Source code of charts:
BEGIN
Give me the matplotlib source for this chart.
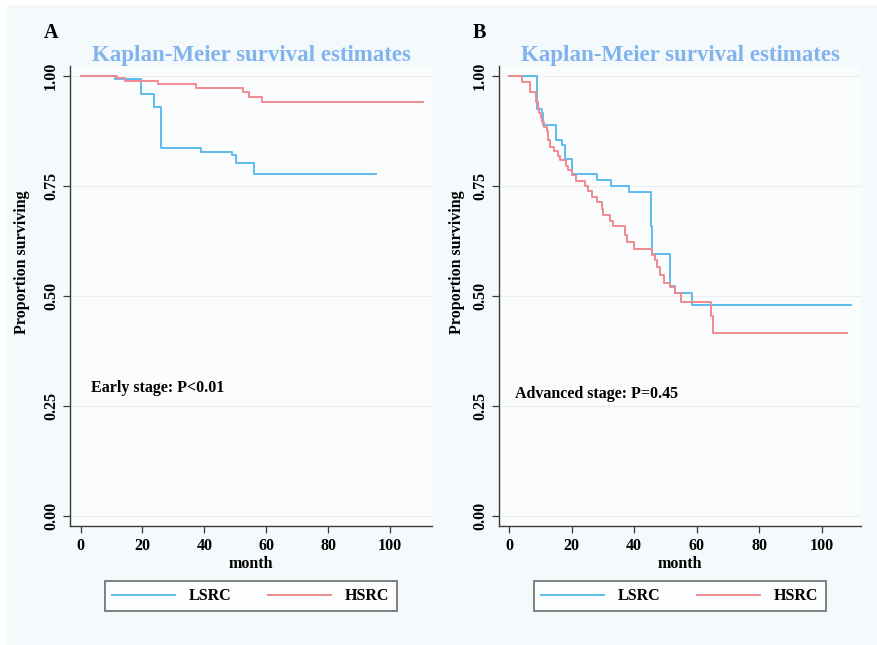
import matplotlib
matplotlib.use("Agg")
import matplotlib.pyplot as plt
from matplotlib.patches import Rectangle

plt.rcParams['font.family'] = ['Liberation Serif', 'DejaVu Serif']
plt.rcParams['font.weight'] = 'bold'

# ---------------- data ----------------
panel_letters = ["A", "B"]
title_text = "Kaplan-Meier survival estimates"
group_names = ["LSRC", "HSRC"]
annotations = ["Early stage: P<0.01", "Advanced stage: P=0.45"]
x_ticks = [0, 20, 40, 60, 80, 100]
y_ticks = [0.00, 0.25, 0.50, 0.75, 1.00]
y_tick_labels = ["0.00", "0.25", "0.50", "0.75", "1.00"]

# Panel A (early stage)
lsrc_a_time = [0, 11.1, 19.4, 23.9, 26.0, 39.1, 49.0, 50.2, 56.0, 95.5]
lsrc_a_surv = [1.0, 0.993, 0.958, 0.930, 0.836, 0.828, 0.821, 0.802, 0.777, 0.777]
hsrc_a_time = [0, 11.8, 14.3, 25.2, 37.3, 52.5, 54.5, 58.6, 110.6]
hsrc_a_surv = [1.0, 0.995, 0.988, 0.981, 0.973, 0.963, 0.952, 0.940, 0.940]

# Panel B (advanced stage)
lsrc_b_time = [0, 8.8, 10.4, 11.0, 14.9, 16.8, 17.9, 20.2, 28.1, 32.5, 38.2,
               45.3, 45.8, 51.4, 53.0, 58.6, 109.2]
lsrc_b_surv = [1.0, 0.924, 0.917, 0.889, 0.855, 0.844, 0.812, 0.777, 0.764, 0.750, 0.736,
               0.658, 0.595, 0.523, 0.507, 0.480, 0.480]
hsrc_b_time = [0, 4.2, 6.6, 8.5, 9.2, 9.6, 10.2, 10.6, 11.3, 12.0,
               12.6, 13.1, 14.5, 15.8, 16.3, 18.1, 19.0, 20.0, 21.3, 24.3,
               25.3, 26.4, 28.0, 29.6, 30.1, 32.3, 33.1, 37.1, 37.8, 40.0,
               45.6, 46.6, 47.4, 48.2, 49.5, 51.4, 53.0, 54.9, 64.4, 65.3, 108.0]
hsrc_b_surv = [1.0, 0.987, 0.963, 0.942, 0.927, 0.916, 0.904, 0.895, 0.885, 0.874,
               0.854, 0.839, 0.829, 0.819, 0.810, 0.795, 0.787, 0.776, 0.762, 0.749,
               0.738, 0.726, 0.713, 0.698, 0.685, 0.670, 0.658, 0.639, 0.622, 0.607,
               0.594, 0.582, 0.566, 0.548, 0.530, 0.520, 0.507, 0.486, 0.454, 0.417, 0.417]

panels = [
    dict(lsrc=(lsrc_a_time, lsrc_a_surv), hsrc=(hsrc_a_time, hsrc_a_surv),
         note=annotations[0], note_xy=(3.4, 0.291), xlim=(-3.4, 113.6),
         rect=[70/878, 119/645, 362/878, 460/645], ylab_x=-0.110, letter_x=51),
    dict(lsrc=(lsrc_b_time, lsrc_b_surv), hsrc=(hsrc_b_time, hsrc_b_surv),
         note=annotations[1], note_xy=(1.9, 0.278), xlim=(-3.2, 112.5),
         rect=[499/878, 119/645, 362/878, 460/645], ylab_x=-0.094, letter_x=479.5),
]

blue = "#5cbcec"
red = "#f08a90"
title_col = "#82b3ee"
spine_col = "#3a3a3a"

W, H = 878, 645
fig = plt.figure(figsize=(W/100, H/100), dpi=100, facecolor="white")
fig.patches.append(Rectangle((7/W, 0), (877-7)/W, (H-5)/H, transform=fig.transFigure,
                             facecolor="#f4f9fb", edgecolor="none", zorder=-10))

for i, p in enumerate(panels):
    ax = fig.add_axes(p["rect"])
    ax.set_facecolor("#fbfcfd")
    for y in y_ticks:
        ax.axhline(y, color="#eaf0f1", lw=0.9, zorder=0)
    l1, = ax.step(p["lsrc"][0], p["lsrc"][1], where="post", color=blue, lw=1.4, label=group_names[0])
    l2, = ax.step(p["hsrc"][0], p["hsrc"][1], where="post", color=red, lw=1.4, label=group_names[1])
    ax.set_xlim(*p["xlim"])
    ax.set_ylim(-0.0227, 1.0227)
    ax.set_xticks(x_ticks)
    ax.set_yticks(y_ticks)
    ax.set_yticklabels(y_tick_labels, rotation=90, va="center")
    for s in ["top", "right"]:
        ax.spines[s].set_visible(False)
    for s in ["left", "bottom"]:
        ax.spines[s].set_color(spine_col)
        ax.spines[s].set_linewidth(1.0)
    ax.tick_params(axis="both", direction="out", length=5, width=0.9, color=spine_col,
                   labelsize=11.5, labelcolor="black")
    ax.tick_params(axis="y", pad=3)
    ax.tick_params(axis="x", pad=4)
    for t in ax.get_xticklabels() + ax.get_yticklabels():
        t.set_fontweight("bold")
    ax.set_xlabel("month", fontsize=11.5, fontweight="bold", labelpad=1)
    ax.set_ylabel("Proportion surviving", fontsize=11.5, fontweight="bold")
    ax.yaxis.set_label_coords(p["ylab_x"], 0.574)
    ax.set_title(title_text, color=title_col, fontsize=16.5, fontweight="bold", pad=3)
    ax.text(p["note_xy"][0], p["note_xy"][1], p["note"], fontsize=11.5, fontweight="bold",
            ha="left", va="center")
    fig.text(p["letter_x"]/W, 1 - 33.5/H, panel_letters[i], fontsize=14.5, fontweight="bold",
             ha="center", va="center")
    leg = ax.legend(handles=[l1, l2], loc="upper center", bbox_to_anchor=(0.5, -0.1196),
                    ncol=2, frameon=True, fancybox=False, fontsize=11.5,
                    handlelength=3.9, handletextpad=0.9, columnspacing=2.3,
                    borderpad=0.45, borderaxespad=0)
    fr = leg.get_frame()
    fr.set_edgecolor("#555555")
    fr.set_linewidth(1.3)
    fr.set_facecolor("white")
    for t in leg.get_texts():
        t.set_fontweight("bold")

fig.savefig("out.png", dpi=100, facecolor=fig.get_facecolor())
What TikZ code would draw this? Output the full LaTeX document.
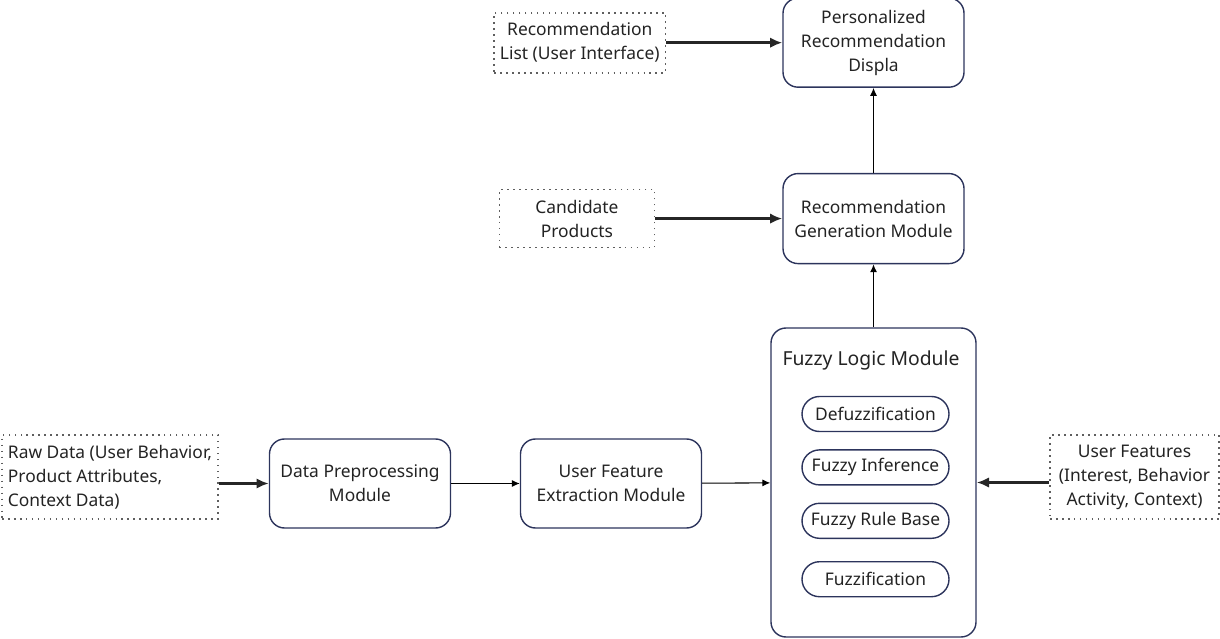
\documentclass[tikz,border=0pt]{standalone}
\usepackage{fontspec}
\setmainfont{Noto Sans}
\usepackage{tikz}
\usetikzlibrary{arrows.meta, positioning}

\definecolor{modline}{RGB}{44,52,92}
\definecolor{dotline}{RGB}{95,95,95}
\definecolor{txt}{RGB}{35,35,35}

\begin{document}
\begin{tikzpicture}[
    font=\fontsize{9.9}{13.6}\selectfont, text=txt,
    module/.style={draw=modline, line width=0.8pt, rectangle, rounded corners=0.3cm, align=center, minimum width=3.62cm, minimum height=1.78cm},
    pill/.style={draw=modline, line width=0.8pt, rectangle, rounded corners=0.35cm, align=center, minimum width=2.94cm, minimum height=0.7cm, inner sep=1pt},
    source/.style={draw=dotline, line width=1pt, dash pattern=on 0.9pt off 2.5pt, rectangle, align=center, minimum height=1.68cm},
    arrow/.style={-{Latex[length=4.5pt,width=4pt]}, line width=0.6pt},
    thickarrow/.style={-{Latex[length=7pt,width=6pt]}, line width=1.4pt, draw=black!85}
]
\useasboundingbox (0,0) rectangle (24.4,12.76);

% Nodes
\node[module, minimum width=4.1cm, minimum height=6.18cm] (fuzzy) at (17.47,3.11) {};
\node at (17.42,5.56) (fuzzytitle) {\fontsize{11}{14}\selectfont Fuzzy Logic Module};
\node[pill] (defuzz) at (17.51,4.48) {Defuzzification};
\node[pill, below=0.34cm of defuzz] (infer) {Fuzzy Inference};
\node[pill, below=0.34cm of infer] (rules) {Fuzzy Rule Base};
\node[pill, below=0.44cm of rules] (fuzzif) {Fuzzification};

\node[module] (extract) at (12.22,3.09) {User Feature\\Extraction Module};
\node[module] (prep) at (7.2,3.09) {Data Preprocessing\\Module};
\node[source, minimum width=4.32cm, inner xsep=2pt, align=left] (raw) at (2.2,3.22) {Raw Data (User Behavior,\\Product Attributes,\\Context Data)};
\node[source, minimum width=3.38cm] (userfeat) at (22.69,3.22) {User Features\\(Interest, Behavior\\Activity, Context)};

\node[module, minimum height=1.8cm, above=1.26cm of fuzzy] (gen) {Recommendation\\Generation Module};
\node[module, above=1.7cm of gen] (display) {Personalized\\Recommendation\\Displa};
\node[source, minimum width=3.1cm, minimum height=1.16cm, left=2.54cm of gen] (cand) {Candidate\\Products};
\node[source, minimum width=3.32cm, minimum height=1.2cm, left=2.32cm of display] (reclist) {Recommendation\\List (User Interface)};

% Arrows
\draw[thickarrow] (raw.east |- prep.west) -- (prep.west);
\draw[arrow] (prep) -- (extract);
\draw[arrow] (extract) -- (fuzzy);
\draw[thickarrow] (userfeat.west |- fuzzy.east) -- (fuzzy.east);
\draw[arrow] (fuzzy) -- (gen);
\draw[arrow] (gen) -- (display);
\draw[thickarrow] (cand) -- (gen);
\draw[thickarrow] (reclist) -- (display);

\end{tikzpicture}
\end{document}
END
TASK REQUIREMENTS -> Restate word for word every line from the top of the entries above to the line with "plt.rcParams['font.weight'] = 'bold'", inclusive, and skip any pictures.

ANSWER ->
Give me the matplotlib source for this chart.
import matplotlib
matplotlib.use("Agg")
import matplotlib.pyplot as plt
from matplotlib.patches import Rectangle

plt.rcParams['font.family'] = ['Liberation Serif', 'DejaVu Serif']
plt.rcParams['font.weight'] = 'bold'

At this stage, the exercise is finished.